I’m so ready for something like this. I’ve cleaned up my bookmarks and been waiting for alternatives to search engines.
SearxNG
Right!
Ars
You could use Common Crawl, it’s run by a non profit
https://en.wikipedia.org/wiki/Common_Crawl
Look up the yacy repo in github
How is that even supposed to work? These search engines need per definition massive databanks to search through. Either you need your own crawler and indexer which is more than just inefficient, or you are limited to a relatively short list of curated static results.
If they’re taking tips from Google, why would they get better?
Google actually was good, so there’s probably some good information in this documentation. If nothing else we can perhaps figure out what “went wrong.”
Edit: I’ve been reading the blog post that appears to be the main person the leak was shared with and there’s a lot of in-depth analysis being done there, but I’m not seeing a link to the actual documents. This is a huge article, though, I might be overlooking it.
That was an interesting read. Thanks for linking to it.
What are the current contenders?
Ars Technica this week: Bing outage shows just how little competition Google search really has
The referenced search engine comparison by Rohan “Seirdy” Kumar
can’t emphasise too much that this piece is a very necessary read for anyone who wants to know about search; not just because it says good things about us, but because of the depth of research which has been put in here.

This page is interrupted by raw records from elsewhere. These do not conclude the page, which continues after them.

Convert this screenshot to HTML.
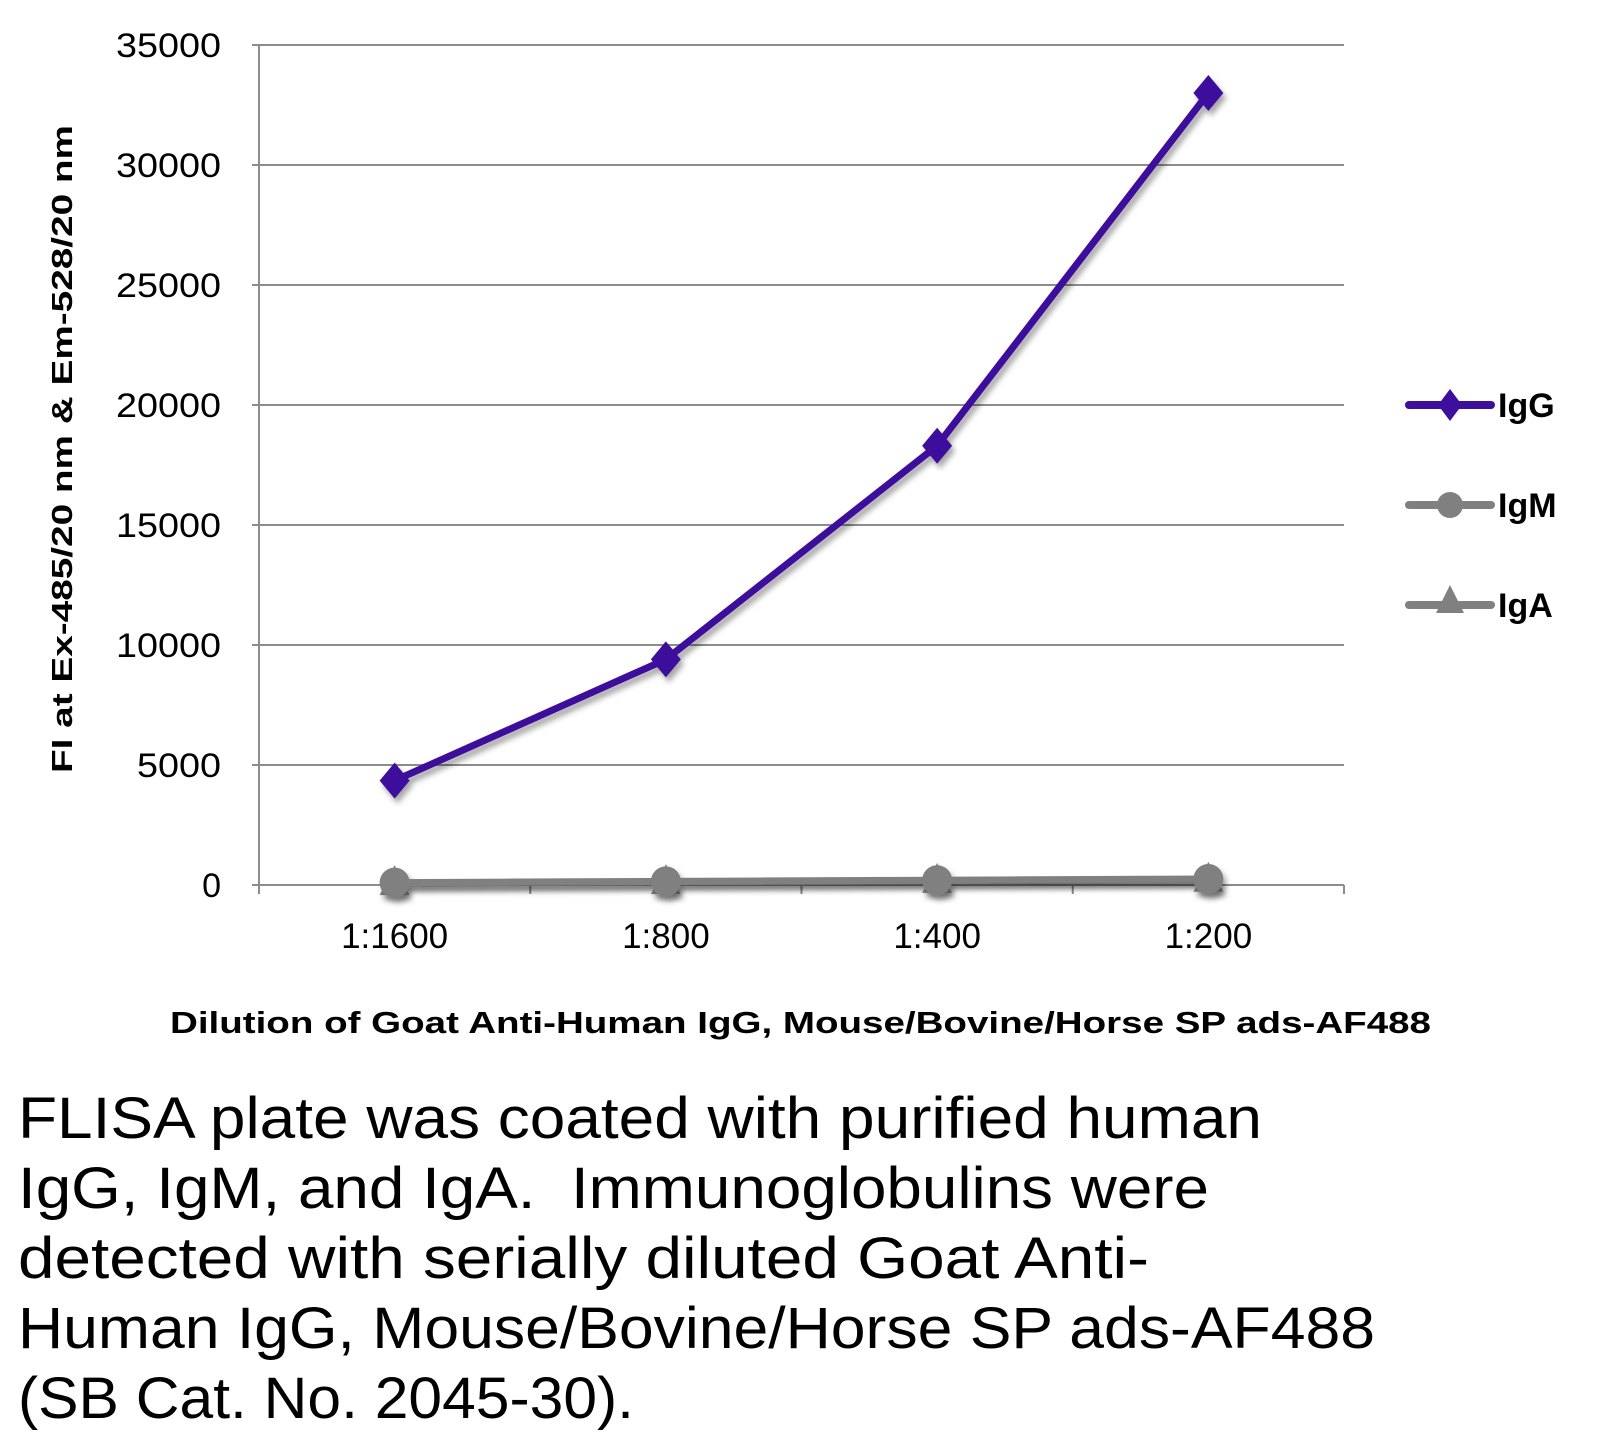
<!DOCTYPE html>
<html><head><meta charset="utf-8"><style>
html,body{margin:0;padding:0;background:#fff;}
svg{display:block;font-family:"Liberation Sans",Arial,sans-serif;}
</style></head><body>
<svg id="chart" width="1609" height="1446" viewBox="0 0 1609 1446" xmlns="http://www.w3.org/2000/svg">
<defs>
<filter id="sh" x="-20%" y="-20%" width="140%" height="160%"><feDropShadow dx="3" dy="5" stdDeviation="3" flood-color="#000" flood-opacity="0.35"/></filter>
</defs>
<g id="grid"></g>
<g id="axes"></g>
<g id="series"></g>
<text transform="translate(72,449) rotate(-90)" text-anchor="middle" font-size="29" font-weight="bold" textLength="648" lengthAdjust="spacingAndGlyphs">FI at Ex-485/20 nm &amp; Em-528/20 nm</text>
<text x="170" y="1033" font-size="31" font-weight="bold" textLength="1261" lengthAdjust="spacingAndGlyphs">Dilution of Goat Anti-Human IgG, Mouse/Bovine/Horse SP ads-AF488</text>
<g>
 <g>
  <line x1="1409" y1="405" x2="1491" y2="405" stroke="#3d0f9c" stroke-width="8" stroke-linecap="round"/>
  <polygon points="1450,389 1462,405 1450,421 1438,405" fill="#3d0f9c"/>
  <text x="1498" y="417" font-size="34" font-weight="bold">IgG</text>
 </g>
 <g>
  <line x1="1409" y1="505" x2="1491" y2="505" stroke="#808080" stroke-width="8" stroke-linecap="round"/>
  <circle cx="1450" cy="505" r="13" fill="#808080"/>
  <text x="1498" y="517" font-size="34" font-weight="bold">IgM</text>
 </g>
 <g>
  <line x1="1409" y1="605" x2="1491" y2="605" stroke="#808080" stroke-width="8" stroke-linecap="round"/>
  <polygon points="1450,585 1464,613 1436,613" fill="#808080"/>
  <text x="1498" y="617" font-size="34" font-weight="bold">IgA</text>
 </g>
</g>
<g font-size="58">
 <text x="18" y="1138" textLength="1244" lengthAdjust="spacingAndGlyphs">FLISA plate was coated with purified human</text>
 <text x="18" y="1208" textLength="1191" lengthAdjust="spacingAndGlyphs">IgG, IgM, and IgA.&#160; Immunoglobulins were</text>
 <text x="18" y="1278" textLength="1131" lengthAdjust="spacingAndGlyphs">detected with serially diluted Goat Anti-</text>
 <text x="18" y="1348" textLength="1357" lengthAdjust="spacingAndGlyphs">Human IgG, Mouse/Bovine/Horse SP ads-AF488</text>
 <text x="18" y="1418" textLength="616" lengthAdjust="spacingAndGlyphs">(SB Cat. No. 2045-30).</text>
</g>
</svg>
<script>
const categories = ["1:1600","1:800","1:400","1:200"];
const iggValues = [4350, 9400, 18300, 33000];
const igmValues = [100, 150, 200, 250];
const igaValues = [80, 120, 170, 220];
const yTicks = [0,5000,10000,15000,20000,25000,30000,35000];
const yMax = 35000;

const NS="http://www.w3.org/2000/svg";
const L=259,R=1344,T=45,B=885;
function yS(v){return B-(v/yMax)*(B-T);}
function xS(i){const w=(R-L)/categories.length;return L+w*(i+0.5);}
function mk(tag,attrs,parent){const e=document.createElementNS(NS,tag);for(const k in attrs)e.setAttribute(k,attrs[k]);parent.appendChild(e);return e;}
const grid=document.getElementById('grid'),axes=document.getElementById('axes'),series=document.getElementById('series');
yTicks.forEach(v=>{
  const y=yS(v);
  if(v>0){const g=mk('line',{x1:L,x2:R,y1:y,y2:y,stroke:'#8c8c8c','stroke-width':2},grid);
  
  }
  mk('line',{x1:L-7,x2:L,y1:y,y2:y,stroke:'#8c8c8c','stroke-width':2},axes);
  const t=mk('text',{x:221,y:y+12,'text-anchor':'end','font-size':34},axes);
  t.textContent=String(v);
  if(v>0){t.setAttribute('textLength',String(v).length*21);t.setAttribute('lengthAdjust','spacingAndGlyphs');}
  
  
});
mk('line',{x1:L,x2:L,y1:T,y2:B+8,stroke:'#8c8c8c','stroke-width':2},axes);
mk('line',{x1:L,x2:R,y1:B,y2:B,stroke:'#8c8c8c','stroke-width':2},axes);
for(let i=0;i<=categories.length;i++){const x=L+(R-L)/categories.length*i;mk('line',{x1:x,x2:x,y1:B,y2:B+9,stroke:'#8c8c8c','stroke-width':2},axes);}
categories.forEach((c,i)=>{
  const t=mk('text',{x:xS(i),y:948,'text-anchor':'middle','font-size':35},axes);
  t.textContent=c;
  
  
});
function drawSeries(vals,color,shape,name){
  const g=mk('g',{filter:'url(#sh)'},series);
  
  
  const pts=vals.map((v,i)=>xS(i)+','+yS(v)).join(' ');
  const pl=mk('polyline',{points:pts,fill:'none',stroke:color,'stroke-width':7,'stroke-linejoin':'round'},g);
  
  
  vals.forEach((v,i)=>{
    const x=xS(i),y=yS(v);let m;
    if(shape==='diamond')m=mk('polygon',{points:`${x},${y-18} ${x+15},${y} ${x},${y+18} ${x-15},${y}`,fill:color},g);
    else if(shape==='circle')m=mk('circle',{cx:x,cy:y,r:15,fill:color},g);
    else m=mk('polygon',{points:`${x},${y-18} ${x+15},${y+12} ${x-15},${y+12}`,fill:color},g);
    
    
  });
}
drawSeries(igaValues,'#808080','triangle','iga');
drawSeries(igmValues,'#808080','circle','igm');
drawSeries(iggValues,'#3d0f9c','diamond','igg');
</script>
</body></html>
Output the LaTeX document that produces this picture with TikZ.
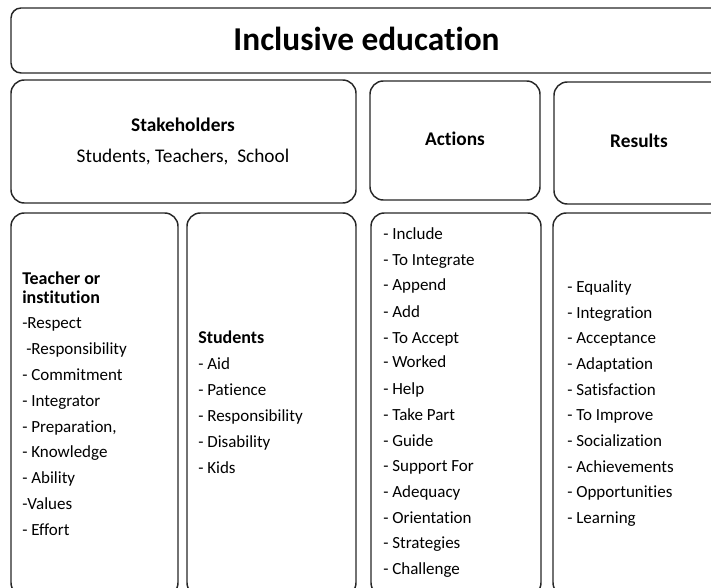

Most times you encounter an article about indexes they are just taking whatever a (meta)search engine says about themselves, not even looking at privacy policies for “relationships with microsoft” etc. or doing any comparative work.
I’ve been using Kagi and really like it so far. It’s not good for local stuff, but afaik only Google and Bing have the resources and userbase for things like maps and reviews. It’s designed to be an ad-free ‘premium’ search engine and only earns revenue from users paying for membership.
OpenStreetMap’s platform is the only real way to compete against Google and Apple and it’s why Microsoft even though it has Bing Maps, has licenced to them resources like satellite imagery for mapping. It’s awesome in bigger population areas but there’s still a lot to map in rural places outside the EU.
Review is harder. Right now the leading open platform afaik is Open Reviews (aka Mangrove Reviews) which has tie-ins to OSM projects like MapComplete. OsmAnd and OrganicMaps have open tickets to hook into that ecosystem. You’re right about the userbase problem though, I think it (or a successor) needs AP federation to really take off. That being said there’s several active non-Google nonfree alternatives like Yelp and TripAdvisor as well as niche sites for things like camping, parks, and schools.
the only one I know that isn’t a proxy search is yacy
I was looking at it the other day unfortunatly its got quite poor results
That tracks
YaCy, Mwmbl, Alexandria, Stract, Marginalia to name a few.